Muffled vibrations nearly sent the train off the track.
BARUMP!
BARUMP!
KATHAM!
They heard the bending of steel, the crashing of windows, screams clashing against screams, the calls of terror, and then the thundering collapse of rafters and concrete and brick. The steady pound of steps overpowered the crash of a nearby building. It was a block or two away. The ruckus wasn’t a single blow, but one of many. Another building was literally uprooted, and Billy and Nelson clutched onto the overhead hold to keep from collapsing onto the floor as the train shook.
The other group didn’t react.
They were glued to the seats, staring at each other.
One of their noses started to bleed. Nelson gasped. “Do you see that?”
Billy was breathing hard without noticing. “Yeah, I see that shit.”

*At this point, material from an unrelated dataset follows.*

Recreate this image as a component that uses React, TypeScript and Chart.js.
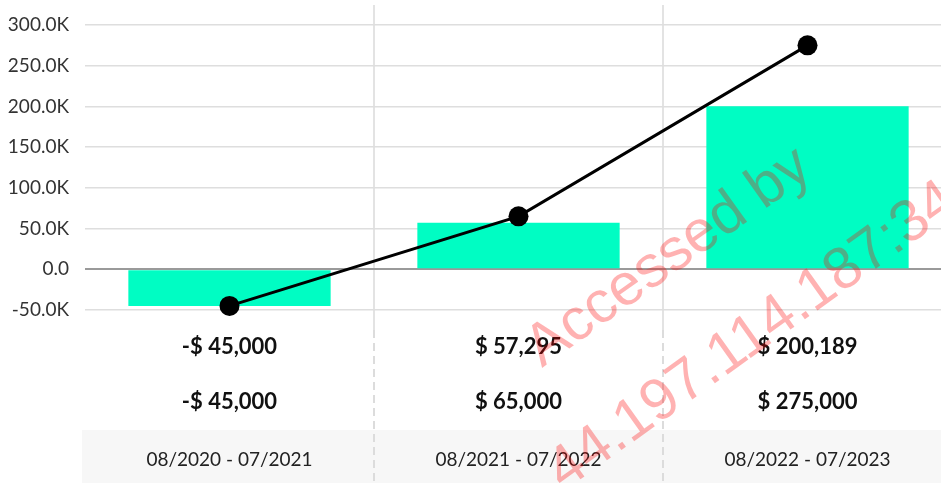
import React, { useEffect, useRef } from 'react';
import { Chart, registerables } from 'chart.js';

Chart.register(...registerables);

const categories = ['08/2020 - 07/2021', '08/2021 - 07/2022', '08/2022 - 07/2023'];
const barValues = [-45000, 57295, 200189];
const lineValues = [-45000, 65000, 275000];
const barLabels = ['-$ 45,000', '$ 57,295', '$ 200,189'];
const lineLabels = ['-$ 45,000', '$ 65,000', '$ 275,000'];
const yTicks = [-50000, 0, 50000, 100000, 150000, 200000, 250000, 300000];
const yTickLabels = ['-50.0K', '0.0', '50.0K', '100.0K', '150.0K', '200.0K', '250.0K', '300.0K'];
const yMin = -74561;
const yMax = 324561;
const watermarkLines = ['Accessed by', '44.197.114.187:34'];

const FONT = 'Lato, "Open Sans", sans-serif';

const tablePlugin = {
  id: 'tableBelow',
  afterDraw(chart: any) {
    const { ctx, chartArea, scales } = chart;
    const x = scales.x;
    const W = chart.width;
    const H = chart.height;
    const b = chartArea.bottom;
    ctx.save();
    ctx.fillStyle = '#f7f7f7';
    ctx.fillRect(chartArea.left - 3, b + 100, W, H - (b + 100));
    ctx.strokeStyle = '#dcdcdc';
    ctx.lineWidth = 2;
    ctx.setLineDash([8, 5]);
    for (let i = 1; i < categories.length; i++) {
      const px = Math.round((x.getPixelForValue(i - 1) + x.getPixelForValue(i)) / 2);
      ctx.beginPath();
      ctx.moveTo(px, b);
      ctx.lineTo(px, H);
      ctx.stroke();
    }
    ctx.setLineDash([]);
    ctx.textAlign = 'center';
    ctx.textBaseline = 'middle';
    categories.forEach((c, i) => {
      const px = x.getPixelForValue(i);
      ctx.fillStyle = '#111';
      ctx.font = `bold 22px ${FONT}`;
      ctx.fillText(barLabels[i], px, b + 17);
      ctx.fillText(lineLabels[i], px, b + 72);
      ctx.fillStyle = '#222';
      ctx.font = `19px ${FONT}`;
      ctx.fillText(c, px, b + 130);
    });
    ctx.translate(542, 368);
    ctx.rotate((-35.5 * Math.PI) / 180);
    ctx.fillStyle = 'rgba(255,0,0,0.3)';
    ctx.font = '59px "Liberation Sans", Arial, sans-serif';
    ctx.textAlign = 'left';
    ctx.textBaseline = 'alphabetic';
    ctx.fillText(watermarkLines[0], 0, 0);
    ctx.fillText(watermarkLines[1], -54, 113);
    ctx.restore();
  },
};

export default function App() {
  const ref = useRef<HTMLCanvasElement | null>(null);
  useEffect(() => {
    if (!ref.current) return;
    const chart = new Chart(ref.current, {
      type: 'bar',
      data: {
        labels: categories,
        datasets: [
          {
            type: 'line',
            data: lineValues,
            borderColor: '#000',
            backgroundColor: '#000',
            borderWidth: 3,
            pointRadius: 10,
            pointBackgroundColor: '#000',
            pointBorderWidth: 0,
            tension: 0,
            clip: false,
            order: 0,
          } as any,
          {
            type: 'bar',
            data: barValues,
            backgroundColor: '#00FDC3',
            borderWidth: 0,
            barPercentage: 0.7,
            categoryPercentage: 1,
            order: 1,
          },
        ],
      },
      options: {
        responsive: false,
        animation: false,
        layout: { autoPadding: false, padding: { top: 5, bottom: 153, left: 0, right: 0 } },
        plugins: { legend: { display: false }, tooltip: { enabled: false } },
        scales: {
          x: {
            offset: true,
            ticks: { display: false },
            border: { display: false },
            grid: {
              offset: true,
              drawTicks: false,
              lineWidth: 2,
              color: (c: any) => (c.index === 0 ? 'rgba(0,0,0,0)' : '#e3e3e3'),
            },
          },
          y: {
            min: yMin,
            max: yMax,
            border: { display: false },
            afterBuildTicks: (axis: any) => {
              axis.ticks = yTicks.map((v) => ({ value: v }));
            },
            afterFit: (axis: any) => {
              axis.width = 85;
              axis.paddingTop = 0;
              axis.paddingBottom = 0;
            },
            ticks: {
              padding: 16,
              color: '#333',
              font: { family: FONT, size: 19 },
              callback: (v: any) => yTickLabels[yTicks.indexOf(v)] ?? '',
            },
            grid: {
              drawTicks: false,
              lineWidth: (c: any) => (c.tick && c.tick.value === 0 ? 2 : 1.5),
              color: (c: any) => (c.tick && c.tick.value === 0 ? '#9a9a9a' : '#dedede'),
            },
          },
        },
      },
      plugins: [tablePlugin],
    });
    return () => chart.destroy();
  }, []);
  return (
    <div style={{ position: 'fixed', left: 0, top: 0, width: 941, height: 483, overflow: 'hidden', background: '#fff' }}>
      <div style={{ width: 952, height: 483 }}>
        <canvas ref={ref} width={952} height={483} style={{ display: 'block' }} />
      </div>
    </div>
  );
}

The thud of gigantic steps came closer still. Each of the passengers’ noses started to leak blood. And then red crimson lines descended from their hairlines. As if invisible stitching was undone stitch by stitch, a line down the center of their faces ripped open. Their skulls split, teeth sprouting around the edges of the openings the size of knitting needles, the Venus flytrap head snapping at air. And between snaps, Billy viewed a pair of diamond-colored eyes embedded in their pink brains. The brain was a creature, and somewhere on the brains, a mouth grumbled nonsense and blathered like an insane monster.
The eight shot up from their seats, each with the same flytrap head. The chattering and clamping of teeth continued as they edged toward Billy and Nelson. The overhead lights flickered out. Darkness surrounded them. Their steps closed in.
From the end of the car, the source of the outside devastation presented itself. A bare leg—a human leg—the size of a column at the Lincoln Memorial—swiped the car. The train was hurled from the track and plummeted onto the street.